Left join lhs and rhs, using a phased approach

We use three 'phases' to left-join lhs and rhs

Exact match: well, exact match both on exact_by and phased_by
Quasi-exact match: transform phased_by vars on lhs and rhs using quasi_fun and then matches on the transformed variables. Default for quasi_fun is efun::normalize_text, which removes spaces, dots, commas and non-ascii characters to avoid encoding issues
Fuzzy match using a two-way 'contains' approach: this is powered by fuzzyjoin::fuzzy_left_join using as matching function match_fun = ~ stringr::str_detect(.x, .y) | stringr::str_detect(.y, .x)

phased_left_join(
  lhs,
  rhs,
  phased_by,
  exact_by = NULL,
  drop_join_vars = TRUE,
  quasi_fun = normalize_text,
  suffix = c(".x", ".y")
)

Arguments

lhs: A data.frame-like
rhs: A data.frame-like
phased_by: A character vector of variables to join by, using a named vector to join by different variables from lhs and rhs (à la dplyr.
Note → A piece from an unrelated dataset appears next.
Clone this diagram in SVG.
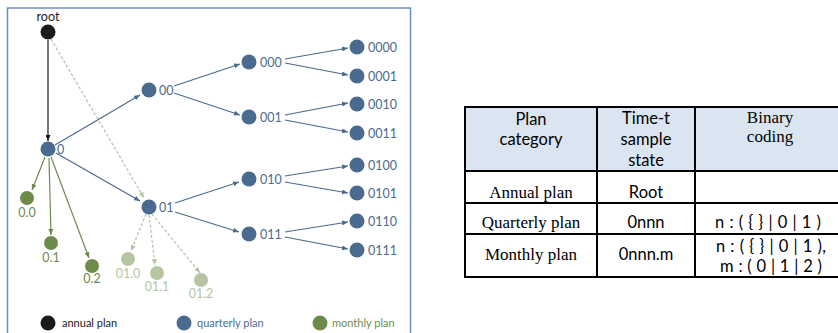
<svg xmlns="http://www.w3.org/2000/svg" width="838" height="333" viewBox="0 0 838 333">
<defs>
<marker id="ab" viewBox="0 0 6 5" refX="6" refY="2.5" markerWidth="6" markerHeight="5" markerUnits="userSpaceOnUse" orient="auto"><path d="M0,0 L6,2.5 L0,5 z" fill="#4b6a8f"/></marker>
<marker id="ak" viewBox="0 0 6 5" refX="6" refY="2.5" markerWidth="6" markerHeight="5" markerUnits="userSpaceOnUse" orient="auto"><path d="M0,0 L6,2.5 L0,5 z" fill="#1a1a1a"/></marker>
<marker id="ag" viewBox="0 0 6 5" refX="6" refY="2.5" markerWidth="6" markerHeight="5" markerUnits="userSpaceOnUse" orient="auto"><path d="M0,0 L6,2.5 L0,5 z" fill="#6e8b4c"/></marker>
<marker id="al" viewBox="0 0 6 5" refX="6" refY="2.5" markerWidth="6" markerHeight="5" markerUnits="userSpaceOnUse" orient="auto"><path d="M0,0 L6,2.5 L0,5 z" fill="#b5c2a2"/></marker>
</defs>
<style>
.lbl{font-family:Lato,"Liberation Sans",sans-serif;font-size:12.5px}
.b{fill:#4b6a8f}
.k{fill:#1a1a1a}
.g{fill:#6e8b4c}
.l{fill:#b7c6a0}
.eb{stroke:#4b6a8f;stroke-width:1.2;fill:none;marker-end:url(#ab)}
.ek{stroke:#1a1a1a;stroke-width:1.2;fill:none;marker-end:url(#ak)}
.eg{stroke:#6e8b4c;stroke-width:1.2;fill:none;marker-end:url(#ag)}
.el{stroke:#b5c2a2;stroke-width:1.2;fill:none;stroke-dasharray:3 2;marker-end:url(#al)}
.leg{font-family:Lato,"Liberation Sans",sans-serif;font-size:11px}
.ts{font-family:Lato,"Liberation Sans",sans-serif;font-size:16.5px;fill:#000;text-anchor:middle}
.tr{font-family:"Liberation Serif",serif;font-size:17px;fill:#000;text-anchor:middle}
.tl{stroke:#000;stroke-width:2;fill:none}
</style>
<rect x="7.5" y="8" width="403" height="335" fill="#fff" stroke="#6d8fc4" stroke-width="1.5"/>
<g id="connectors">
<line class="ek" x1="48" y1="40" x2="48" y2="141"/>
<line class="el" x1="51" y1="39" x2="144" y2="198"/>
<line class="eb" x1="55" y1="145" x2="140" y2="95"/>
<line class="eb" x1="56" y1="153" x2="140" y2="201"/>
<line class="eb" x1="174" y1="86" x2="240" y2="64"/>
<line class="eb" x1="174" y1="93" x2="240" y2="115"/>
<line class="eb" x1="285" y1="59" x2="348" y2="48"/>
<line class="eb" x1="285" y1="63" x2="348" y2="75"/>
<line class="eb" x1="285" y1="115" x2="348" y2="103"/>
<line class="eb" x1="285" y1="120" x2="348" y2="132"/>
<line class="eb" x1="175" y1="203" x2="239" y2="182"/>
<line class="eb" x1="175" y1="212" x2="239" y2="232"/>
<line class="eb" x1="285" y1="176" x2="348" y2="166"/>
<line class="eb" x1="285" y1="182" x2="348" y2="193"/>
<line class="eb" x1="285" y1="232" x2="348" y2="222"/>
<line class="eb" x1="285" y1="237" x2="348" y2="249"/>
<line class="eg" x1="45" y1="157" x2="32" y2="190"/>
<line class="eg" x1="49" y1="158" x2="51" y2="235"/>
<line class="eg" x1="51" y1="157" x2="89" y2="258"/>
<line class="el" x1="146" y1="214" x2="131" y2="251"/>
<line class="el" x1="149" y1="215" x2="155" y2="265"/>
<line class="el" x1="152" y1="214" x2="200" y2="273"/>
</g>
<g id="n-root"><circle class="k" cx="48" cy="32" r="7.5"/><text class="lbl k" x="48" y="21" text-anchor="middle">root</text></g>
<g id="n-0"><circle class="b" cx="48" cy="149" r="7.5"/><text class="lbl b" x="57" y="153.5">0</text></g>
<g id="n-00"><circle class="b" cx="149" cy="90" r="7.5"/><text class="lbl b" x="159" y="94.5">00</text></g>
<g id="n-01"><circle class="b" cx="149" cy="207" r="7.5"/><text class="lbl b" x="159" y="211.5">01</text></g>
<g id="n-000"><circle class="b" cx="249" cy="62" r="7.5"/><text class="lbl b" x="260" y="66.5">000</text></g>
<g id="n-001"><circle class="b" cx="249" cy="117" r="7.5"/><text class="lbl b" x="260" y="121.5">001</text></g>
<g id="n-010"><circle class="b" cx="249" cy="179" r="7.5"/><text class="lbl b" x="260" y="183.5">010</text></g>
<g id="n-011"><circle class="b" cx="249" cy="234" r="7.5"/><text class="lbl b" x="260" y="238.5">011</text></g>
<g id="n-0000"><circle class="b" cx="357" cy="47" r="7.5"/><text class="lbl b" x="368" y="51.5">0000</text></g>
<g id="n-0001"><circle class="b" cx="357" cy="76" r="7.5"/><text class="lbl b" x="368" y="80.5">0001</text></g>
<g id="n-0010"><circle class="b" cx="357" cy="104" r="7.5"/><text class="lbl b" x="368" y="108.5">0010</text></g>
<g id="n-0011"><circle class="b" cx="357" cy="133" r="7.5"/><text class="lbl b" x="368" y="137.5">0011</text></g>
<g id="n-0100"><circle class="b" cx="357" cy="165" r="7.5"/><text class="lbl b" x="368" y="169.5">0100</text></g>
<g id="n-0101"><circle class="b" cx="357" cy="193" r="7.5"/><text class="lbl b" x="368" y="197.5">0101</text></g>
<g id="n-0110"><circle class="b" cx="357" cy="221" r="7.5"/><text class="lbl b" x="368" y="225.5">0110</text></g>
<g id="n-0111"><circle class="b" cx="357" cy="250" r="7.5"/><text class="lbl b" x="368" y="254.5">0111</text></g>
<g id="n-0.0"><circle class="g" cx="27" cy="198" r="7"/><text class="lbl g" x="27" y="217" text-anchor="middle">0.0</text></g>
<g id="n-0.1"><circle class="g" cx="51" cy="243" r="7"/><text class="lbl g" x="51" y="262" text-anchor="middle">0.1</text></g>
<g id="n-0.2"><circle class="g" cx="92" cy="266" r="7"/><text class="lbl g" x="92" y="283" text-anchor="middle">0.2</text></g>
<g id="n-01.0"><circle class="l" cx="128" cy="259" r="7"/><text class="lbl l" x="128" y="278" text-anchor="middle">01.0</text></g>
<g id="n-01.1"><circle class="l" cx="157" cy="273" r="7"/><text class="lbl l" x="157" y="291" text-anchor="middle">01.1</text></g>
<g id="n-01.2"><circle class="l" cx="201" cy="280" r="7"/><text class="lbl l" x="201" y="298" text-anchor="middle">01.2</text></g>
<g id="legend">
<circle class="k" cx="48" cy="323" r="7.5"/><text class="leg k" x="62" y="327">annual plan</text>
<circle class="b" cx="184" cy="323" r="7.5"/><text class="leg b" x="197" y="327">quarterly plan</text>
<circle class="g" cx="320" cy="323" r="7.5"/><text class="leg g" x="332" y="327">monthly plan</text>
</g>
<g id="table">
<rect x="465" y="107" width="380" height="64" fill="#dbe5f1"/>
<path class="tl" d="M465,107 H838 M465,171 H838 M465,203 H838 M465,234 H838 M465,277 H838 M465,106 V278 M597,106 V278 M695,106 V278"/>
<text class="ts" x="531" y="125">Plan</text>
<text class="ts" x="531" y="145">category</text>
<text class="ts" x="646" y="124">Time-t</text>
<text class="ts" x="646" y="145">sample</text>
<text class="ts" x="646" y="166">state</text>
<text class="tr" x="770" y="123">Binary</text>
<text class="tr" x="770" y="142">coding</text>
<text class="tr" x="531" y="198">Annual plan</text>
<text class="ts" x="646" y="198">Root</text>
<text class="tr" x="531" y="228">Quarterly plan</text>
<text class="ts" x="646" y="228">0nnn</text>
<text class="ts" x="768" y="228" textLength="106" lengthAdjust="spacing">n : ( { } | 0 | 1 )</text>
<text class="ts" x="771" y="252" textLength="110" lengthAdjust="spacing">n : ( { } | 0 | 1 ),</text>
<text class="ts" x="771" y="272" textLength="102" lengthAdjust="spacing">m : ( 0 | 1 | 2 )</text>
<text class="tr" x="531" y="260">Monthly plan</text>
<text class="ts" x="646" y="260">0nnn.m</text>
</g>
</svg>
See ?dplyr::join). The variables indicated here will be subject to the phased approach.
exact_by: An optional character vector of variables to join by, using always an exact match.
drop_join_vars: Whether to drop auxiliary variables for the match (e.g. transformed variables). Defaults to TRUE, but for debugging may be useful to set to FALSE.
quasi_fun: The function to apply to phased_by variables, for the quasi-exact match. Defaults to efun::normalize_text
suffix: If there are non-joined duplicate variables in x and y, these suffixes will be added to the output to disambiguate them. Should be a character vector of length 2.

a joined data-frame

We apply those phases in that order, and every phase works only on the unmatched rows from previous phases.